Facing the worst flooding disaster in its history, Pakistan has begun demanding reparations, or compensation, from the rich countries that are mainly responsible for causing climate change.
- Climate reparations refer to a call for money to be paid by the developed countries to the developing countries as a means of addressing the historical contributions that the Developed countries have made (and continue to make) toward climate change.
- The demand for compensation for loss and damage from climate disasters is an extension of the universally acknowledged “Polluter Pays” principle that makes the polluter liable for paying not just for the cost of remedial action, but also for compensating the victims of environmental damage caused by their actions.
- In the climate change framework, the burden of responsibility falls on those rich countries that have contributed most of the greenhouse gas emissions since 1850, generally considered to be the beginning of the industrial age.
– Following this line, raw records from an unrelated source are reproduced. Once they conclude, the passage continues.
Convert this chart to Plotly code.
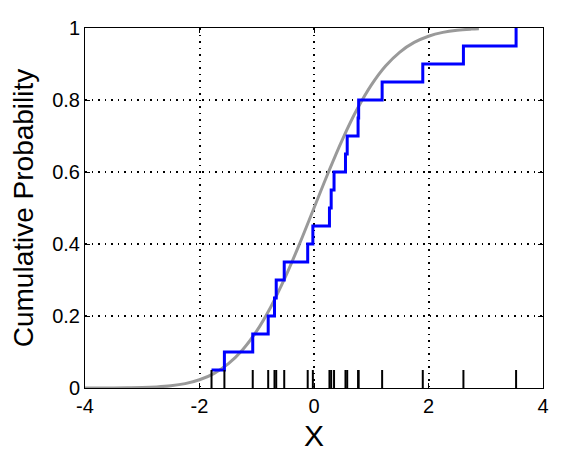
import plotly.graph_objects as go

# Sample values (read from rug / ECDF steps)
samples = [-1.79, -1.565, -1.07, -0.80, -0.69, -0.66, -0.52, -0.11, -0.02,
           0.27, 0.30, 0.35, 0.55, 0.58, 0.77, 0.78, 1.19, 1.90, 2.61, 3.53]

# Reference (gray) CDF curve
ref_x = [-4.0, -3.75, -3.5, -3.25, -3.0, -2.75, -2.5, -2.25, -2.0, -1.75, -1.5,
         -1.25, -1.0, -0.75, -0.5, -0.25, 0.0, 0.25, 0.5, 0.75, 1.0, 1.25,
         1.5, 1.75, 2.0, 2.25, 2.5, 2.75, 2.88]
ref_y = [0.0000, 0.0001, 0.0002, 0.0006, 0.0013, 0.0030, 0.0062, 0.0122,
         0.0228, 0.0401, 0.0668, 0.1056, 0.1587, 0.2266, 0.3085, 0.4013,
         0.5000, 0.5987, 0.6915, 0.7734, 0.8413, 0.8944, 0.9332, 0.9599,
         0.9772, 0.9878, 0.9938, 0.9970, 0.9980]

x_ticks = [-4, -2, 0, 2, 4]
y_ticks = [0, 0.2, 0.4, 0.6, 0.8, 1]
y_tick_labels = ["0", "0.2", "0.4", "0.6", "0.8", "1"]
rug_height = 0.05

srt = sorted(samples)
n = len(srt)
ecdf_y = [(i + 1) / n for i in range(n)]

rug_x, rug_y = [], []
for v in srt:
    rug_x += [v, v, None]
    rug_y += [0, rug_height, None]

FONT = "Liberation Sans, Arial"

fig = go.Figure()
fig.add_trace(go.Scatter(x=ref_x, y=ref_y, mode="lines",
                         line=dict(color="#9a9a9a", width=3, shape="spline"),
                         hoverinfo="skip"))
fig.add_trace(go.Scatter(x=srt, y=ecdf_y, mode="lines",
                         line=dict(color="#0000ff", width=3, shape="hv")))
fig.add_trace(go.Scatter(x=rug_x, y=rug_y, mode="lines",
                         line=dict(color="black", width=2)))

axis_common = dict(showline=True, linecolor="black", linewidth=1, mirror="ticks",
                   ticks="inside", ticklen=5, tickcolor="black",
                   showgrid=True, gridcolor="black", griddash="1.5px,5px", gridwidth=1.5,
                   zeroline=False, automargin=False,
                   tickfont=dict(family=FONT, size=20, color="black"))

fig.update_xaxes(range=[-4, 4], tickvals=x_ticks, ticktext=[str(t) for t in x_ticks],
                 title=dict(text="X", font=dict(family=FONT, size=30, color="black"),
                            standoff=8),
                 **axis_common)
fig.update_yaxes(range=[0, 1], tickvals=y_ticks, ticktext=y_tick_labels,
                 title=dict(text="Cumulative Probability",
                            font=dict(family=FONT, size=28, color="black"),
                            standoff=12),
                 **axis_common)

# page body adds an 8px offset; figure sized to fit the window
fig.update_layout(width=568, height=446, showlegend=False,
                  plot_bgcolor="white", paper_bgcolor="white",
                  margin=dict(l=77, r=33, t=20, b=66))

fig.write_html("out.html")
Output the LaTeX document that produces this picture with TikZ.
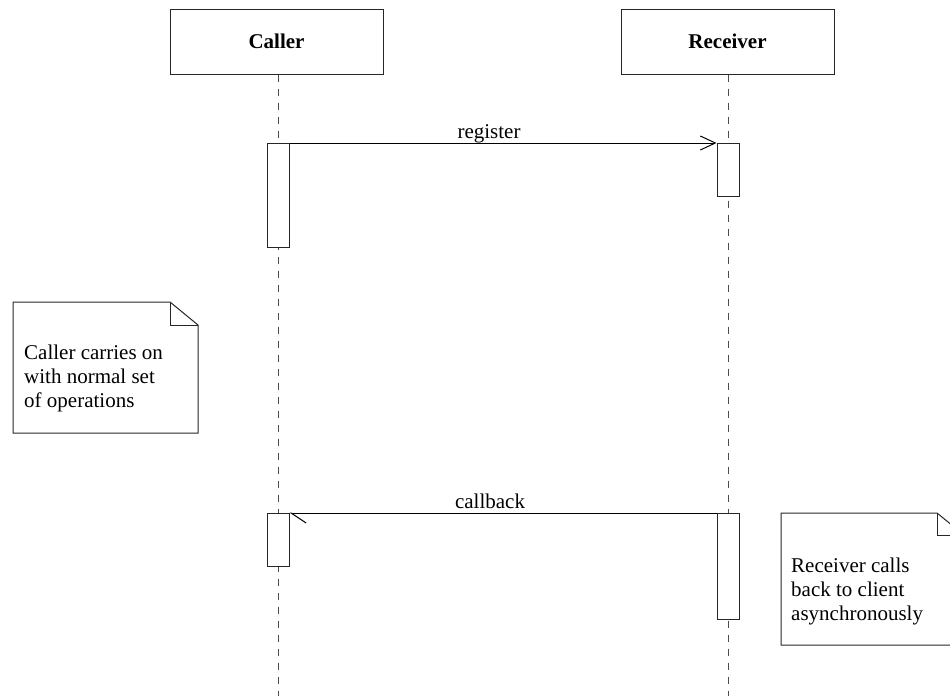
\documentclass[tikz,border=0pt]{standalone}
\usepackage{fontspec}
\setmainfont{Liberation Serif}
\usetikzlibrary{arrows.meta}
\begin{document}
\begin{tikzpicture}[x=1pt,y=-1pt,
  every node/.style={font=\fontsize{21}{24}\selectfont},
  ink/.style={draw=black!85,line width=1pt},
  actor/.style={ink,rectangle,minimum width=213pt,minimum height=65pt,inner sep=0pt,font=\fontsize{21}{24}\selectfont\bfseries},
  lifeline/.style={draw=black!70,line width=1pt,dash pattern=on 7pt off 7pt},
  activation/.style={ink,fill=white,rectangle,minimum width=22pt,inner sep=0pt,anchor=north},
  msg/.style={draw=black,line width=1pt},
  msglabel/.style={anchor=base,inner sep=0pt},
  notebox/.style={ink,line join=miter},
  notetext/.style={align=left,anchor=north west,inner sep=0pt}
]
\useasboundingbox (0,0) rectangle (950,696);
\clip (0,0) rectangle (950,696);

% participants
\node[actor] (caller) at (276.5,41.5) {Caller};
\node[actor] (receiver) at (727.5,41.5) {Receiver};

% lifelines
\coordinate (callerEnd) at (278,696);
\coordinate (receiverEnd) at (728,696);
\draw[lifeline] (caller.south -| callerEnd) -- (callerEnd);
\draw[lifeline] (receiver.south -| receiverEnd) -- (receiverEnd);

% activation bars
\node[activation,minimum height=104pt] (callerAct1) at (278,143) {};
\node[activation,minimum height=53pt] (receiverAct1) at (728,143) {};
\node[activation,minimum height=53pt] (callerAct2) at (278,513) {};
\node[activation,minimum height=106pt] (receiverAct2) at (728,513) {};

% messages
\draw[msg,-{Straight Barb[length=15pt,width=14pt,line width=1pt]}]
  (callerAct1.north east) -- (receiverAct1.north west);
\node[msglabel] (registerLbl) at (489,138.5) {register};
\draw[msg,-{Straight Barb[left,length=15pt,width=20pt,line width=1pt]}]
  (receiverAct2.north west) -- (callerAct2.north east);
\node[msglabel] (callbackLbl) at (490,508.5) {callback};

% note: caller side
\draw[notebox] (13,302) -- (170,302) -- (198,325) -- (198,433) -- (13,433) -- cycle;
\draw[notebox] (170,302) -- (170,325) -- (198,325);
\node[notetext] (callerNote) at (24,344.5) {Caller carries on\\with normal set\\of operations};

% note: receiver side
\draw[notebox] (781,513) -- (937,513) -- (964,535) -- (964,645) -- (781,645) -- cycle;
\draw[notebox] (937,513) -- (937,535) -- (964,535);
\node[notetext] (receiverNote) at (791,557.7) {Receiver calls\\back to client\\asynchronously};
\end{tikzpicture}
\end{document}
- Historical responsibility is important because carbon dioxide remains in the atmosphere for hundreds of years, and it is the cumulative accumulation of this carbon dioxide that causes global warming.
- A country like India, currently the third largest emitter, accounts for only 3% of historical emissions.
- China, which is the world’s biggest emitter for over 15 years now, has contributed about 11% to total emissions since 1850.
- The Warsaw International Mechanism (WIM) for Loss and Damages, set up in 2013, was the first formal acknowledgment of the need to compensate developing countries struck by climate disasters.